Finishing in the top ten in all three races, Neal gradually improved over the course of the weekend, going from finishing eighth in race one, to sixth in race two and then finally fourth in race three.
Even though the Honda driver missed out on a podium finish, his consistency means that he has reduced the gap to points leader Sam Tordoff from nine points to five leaving the Northamptonshire circuit.
“The first races two were proper hard work and then we managed to salvage a good result in the last race with the hard tyre,” said Neal to TouringCars.Net. “We somehow closed the points [gap] but I don’t know how.”
Neal admits that he found the first two races to be challenging, making no progress from his grid position in race one before gaining just two places in race two – his only improvement in any of the races.
“The first two were hard work,” added the triple champion. “I was just trying to stay out of trouble, keep my nose clean, get my head down and see where we ended up. I thought race three was going to be much harder on the hard tyre but it worked really well considering.”
In race three Neal allowed team-mate Gordon Shedden through to challenge race leader Árón Smith for the win. He then lamented the late-race safety car period, which brought the Subaru of Colin Turkington into the mix.

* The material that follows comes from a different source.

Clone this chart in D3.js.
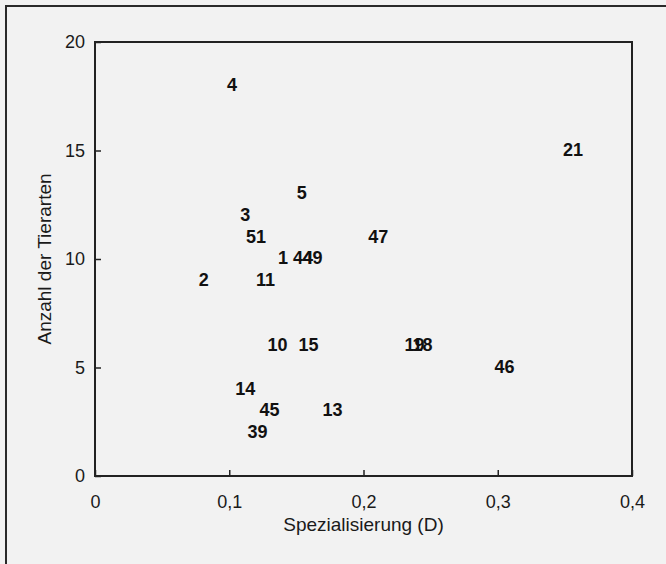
<!DOCTYPE html>
<html lang="de">
<head>
  <meta charset="UTF-8">
  <title>Spezialisierung und Anzahl der Tierarten</title>
  <style>
    html, body { margin: 0; padding: 0; background: #f2f2f2; }
    svg { display: block; font-family: "Liberation Sans", Arial, sans-serif; }
    .tick text { fill: #1a1a1a; }
  </style>
</head>
<body>
  <svg id="chart"></svg>
  <script src="https://cdn.jsdelivr.net/npm/d3@7"></script>
  <script>
    // point labels (site numbers), specialisation D and number of animal species
    var labels = ["4", "21", "5", "3", "51", "47", "1", "44", "49", "2", "11",
                  "10", "15", "19", "18", "46", "14", "45", "13", "39"];
    var specialisation = [0.102, 0.356, 0.154, 0.112, 0.120, 0.211, 0.140, 0.155, 0.162, 0.081, 0.127,
                          0.136, 0.159, 0.238, 0.244, 0.305, 0.112, 0.130, 0.177, 0.121];
    var species = [18, 15, 13, 12, 11, 11, 10, 10, 10, 9, 9,
                   6, 6, 6, 6, 5, 4, 3, 3, 2];
    var xTicks = [0, 0.1, 0.2, 0.3, 0.4];
    var yTicks = [0, 5, 10, 15, 20];

    var svgWidth = 666, svgHeight = 564;
    var plotLeft = 95, plotRight = 632, plotTop = 42, plotBottom = 476;

    var svg = d3.select('#chart')
      .attr('width', svgWidth)
      .attr('height', svgHeight);

    // outer frame of the scanned figure (runs off the right and bottom edge)
    svg.append('rect')
      .attr('x', 6).attr('y', 6)
      .attr('width', 680).attr('height', 600)
      .attr('fill', 'none')
      .attr('stroke', '#2a2a2a')
      .attr('stroke-width', 2);

    var xScale = d3.scaleLinear().domain([0, 0.4]).range([plotLeft, plotRight]);
    var yScale = d3.scaleLinear().domain([0, 20]).range([plotBottom, plotTop]);

    var comma = function (d) { return d === 0 ? '0' : d3.format('.1f')(d).replace('.', ','); };

    var xAxis = d3.axisBottom(xScale)
      .tickValues(xTicks)
      .tickFormat(comma)
      .tickSizeInner(-6)
      .tickSizeOuter(0)
      .tickPadding(19);

    var yAxis = d3.axisLeft(yScale)
      .tickValues(yTicks)
      .tickSizeInner(-6)
      .tickSizeOuter(0)
      .tickPadding(10);

    var gx = svg.append('g')
      .attr('transform', `translate(0, ${plotBottom})`)
      .call(xAxis);
    var gy = svg.append('g')
      .attr('transform', `translate(${plotLeft}, 0)`)
      .call(yAxis);

    [gx, gy].forEach(function (g) {
      g.select('.domain').remove();
      g.selectAll('.tick line').attr('stroke', '#222').attr('stroke-width', 1.5);
      g.selectAll('.tick text')
        .attr('font-size', 18)
        .attr('font-family', '"Liberation Sans", Arial, sans-serif');
    });

    // plot frame
    svg.append('rect')
      .attr('x', plotLeft).attr('y', plotTop)
      .attr('width', plotRight - plotLeft).attr('height', plotBottom - plotTop)
      .attr('fill', 'none')
      .attr('stroke', '#222')
      .attr('stroke-width', 2);

    // points drawn as their number
    svg.append('g')
      .selectAll('text')
      .data(labels)
      .enter()
      .append('text')
      .attr('x', (d, i) => xScale(specialisation[i]))
      .attr('y', (d, i) => yScale(species[i]))
      .attr('dy', '0.3em')
      .attr('text-anchor', 'middle')
      .attr('font-size', 18)
      .attr('font-weight', 'bold')
      .attr('fill', '#111')
      .text(d => d);

    // axis titles
    svg.append('text')
      .attr('x', (plotLeft + plotRight) / 2)
      .attr('y', 531)
      .attr('text-anchor', 'middle')
      .attr('font-size', 19)
      .attr('fill', '#1a1a1a')
      .text('Spezialisierung (D)');

    svg.append('text')
      .attr('transform', `translate(51, ${(plotTop + plotBottom) / 2}) rotate(-90)`)
      .attr('text-anchor', 'middle')
      .attr('font-size', 19)
      .attr('fill', '#1a1a1a')
      .text('Anzahl der Tierarten');
  </script>
</body>
</html>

“I thought he [Shedden] could have a fair crack at Smith,” continued Neal. “It was a shame that with the last few safety cars it brought Turkington back into the mix, because I had a good gap on them.
“I managed to gap [Mat] Jackson for a bit, and he had Turkington behind him, and then they pulled the safety car and it brought Turkington right back into the mix and there was no way that I was going to really hold him off on the softer tyre.
Looking ahead to the next round at Silverstone in three weeks’ time, Neal believes that the circuit will favour some of the other cars more than the Civic Type R.
“Silverstone probably won’t suit us, because there’s not enough corners. We’re breathing down [WSR’s] neck, so we only need them to crack a little bit and we’ll be right on them. You never know.”